Navy Unmanned Task Force Lead: Common Control System Critical to Enable Artificial Intelligence

An MH-60S Sea Hawk and MQ-8C Fire Scout unmanned aerial vehicle, assigned to Helicopter Sea Combat Squadron 23, conduct concurrent flight operations as a manned-unmanned team while embarked on the Independence-variant littoral combat ship USS Jackson (LCS 6) . US Navy / Lt. jg Alexandra Green

ARLINGTON, Va. The head of the Navy’s Unmanned Task Force said a control system common for aerial, surface and underwater unmanned systems is still the goal as the Navy develops and fields unmanned systems for the fleet, and is critical to enabling artificial intelligence for data management.

“Certainly,” said Michael Stewart, leader of the Unmanned Task Force, speaking to reporters May 25 at the Pentagon, when asked if the Common Control System is progressing to operate for all three domains.

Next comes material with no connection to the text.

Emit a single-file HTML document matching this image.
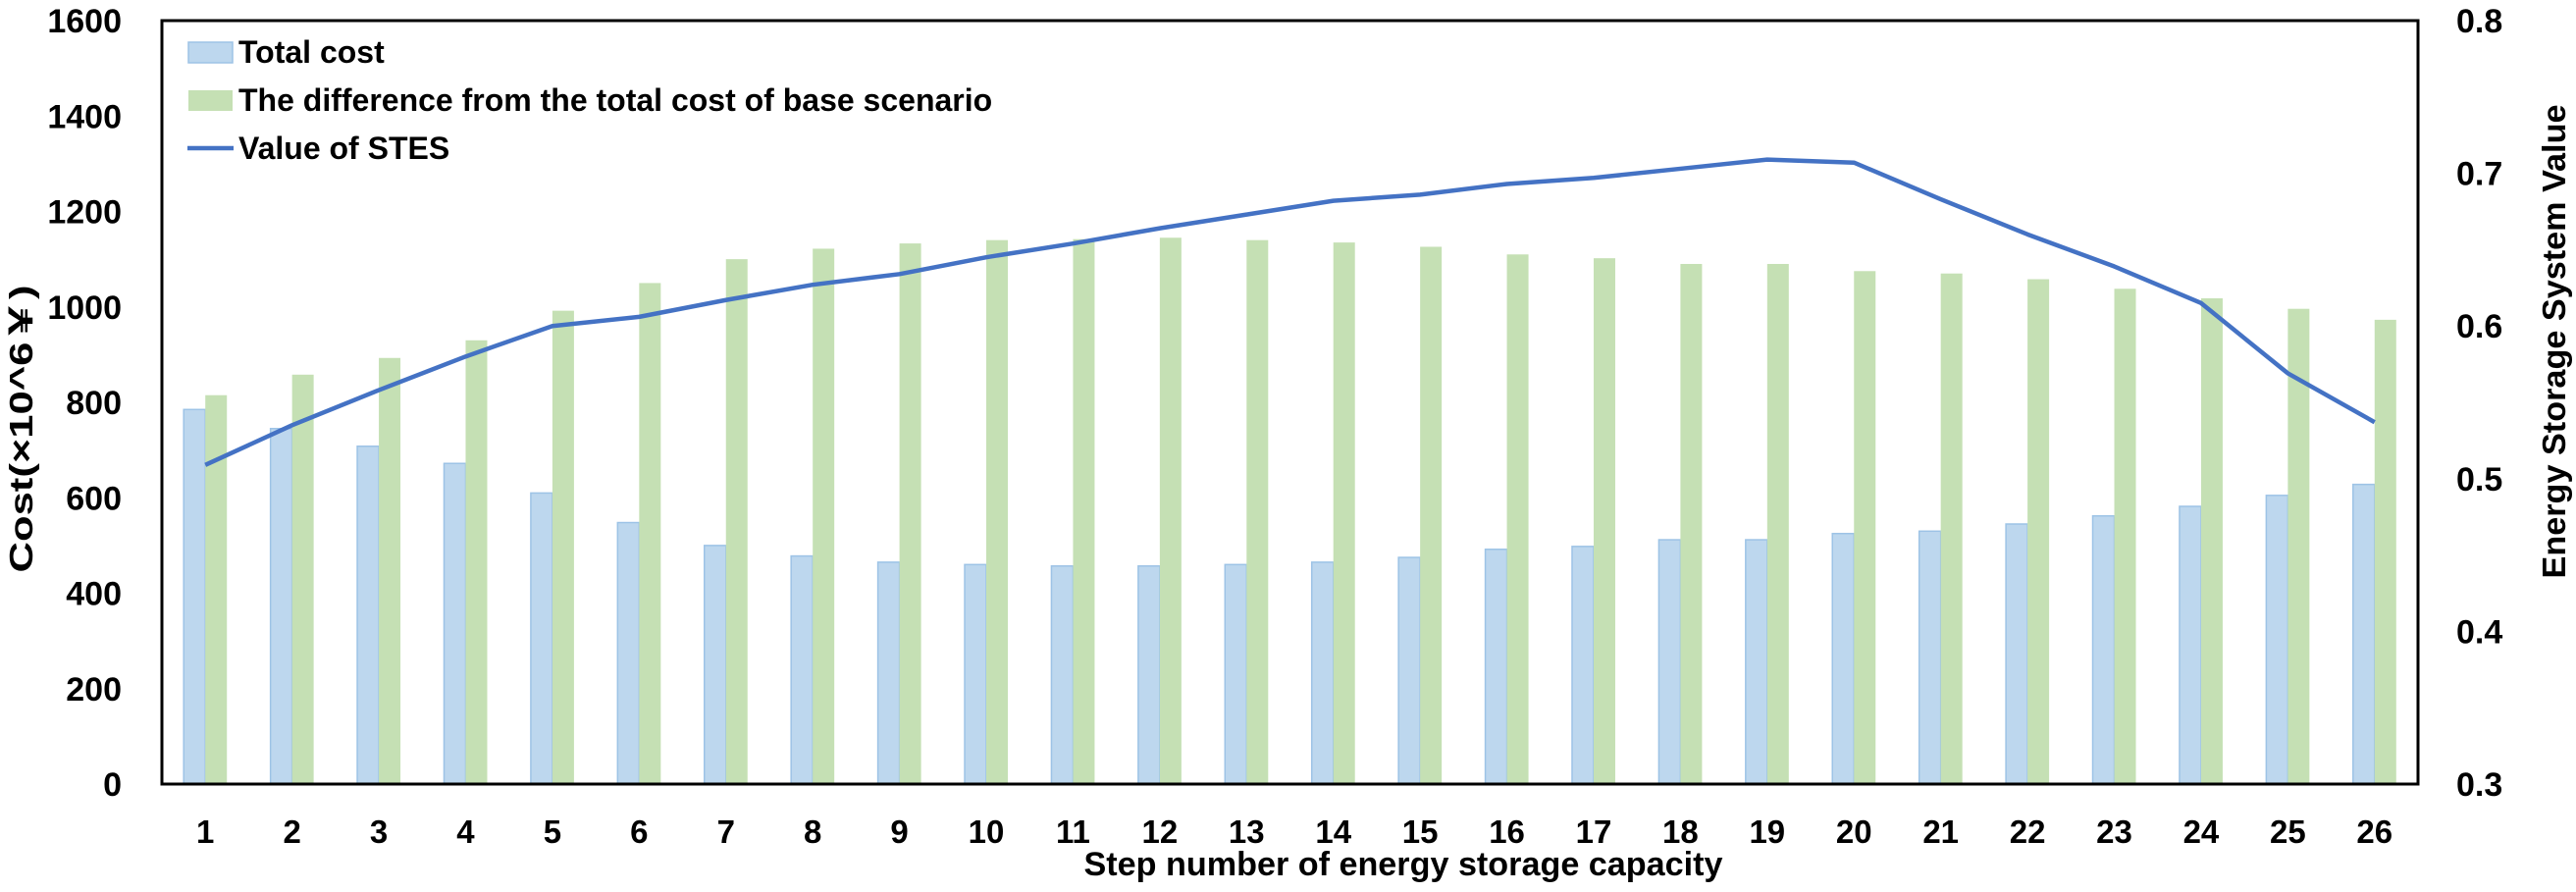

“If you’re going to enable AI [artificial intelligence]if you’re going to have multiple sensors, you have to solve the open-architecture data management problem and you have to have a common control system so that you can take all of this sensor data and then put it in something where you can run the algorithms,” Stewart said.

“We’ve talked with some of our allies of their journey through that it only highlighted that that is the critically important thing,” he said. “When I showed up at NATO at first, some people were talking about standards and open architecture, I really didn’t understand the importance of it.

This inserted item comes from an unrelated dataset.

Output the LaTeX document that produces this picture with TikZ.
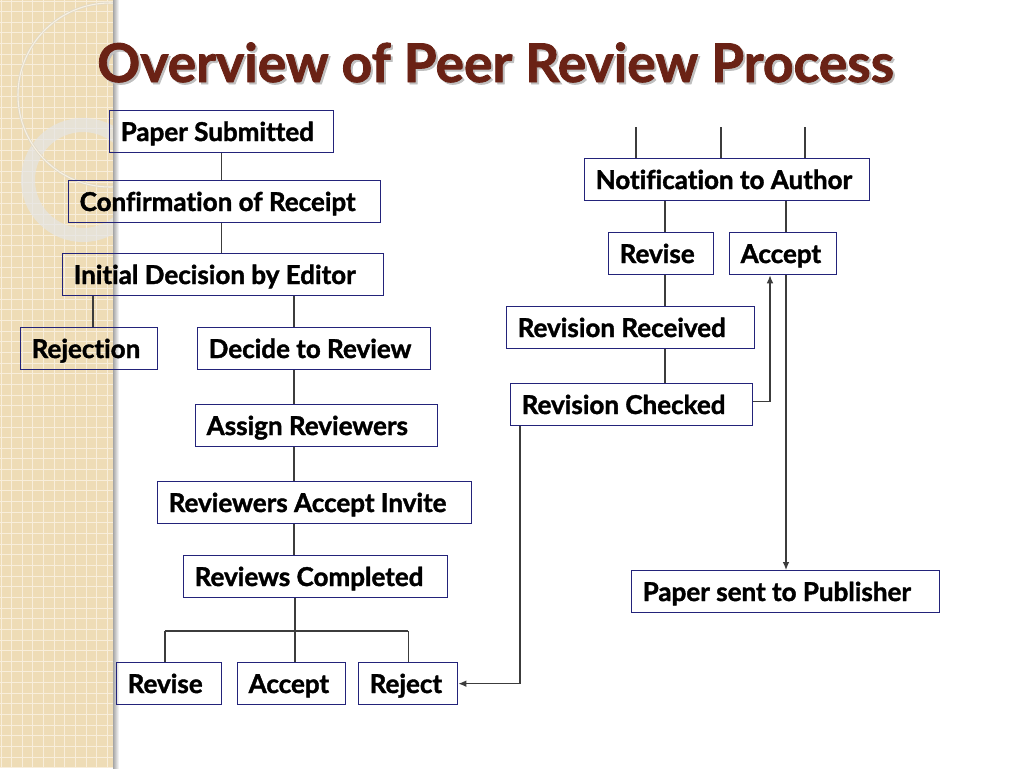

“Now that I’ve seen it in operation with some of the allies, I understand critically why it’s important and why we have to go do that right, because if you want to make AI a thing with a whole bunch of different sensors, you ‘ve got to be able to do that,’ he said.

The Unmanned Task Force is a team of teams with the mission of “bending the curve” of fielding unmanned systems to solve operational problems and deliver solutions more rapidly.

“We’re doing unmanned to solve operational problems; we’re doing artificial intelligence to solve operational problems,” Stewart said.

He also said funding had to be very agile to move funding around portfolios to achieve rapid development where it is needed most.

Stewart said the task force wants experimentation to establish the relative value of various unmanned concepts and systems while “dispelling the mythology of unmanned and AI.”

“Let’s let them prove what we think they can do,” he said.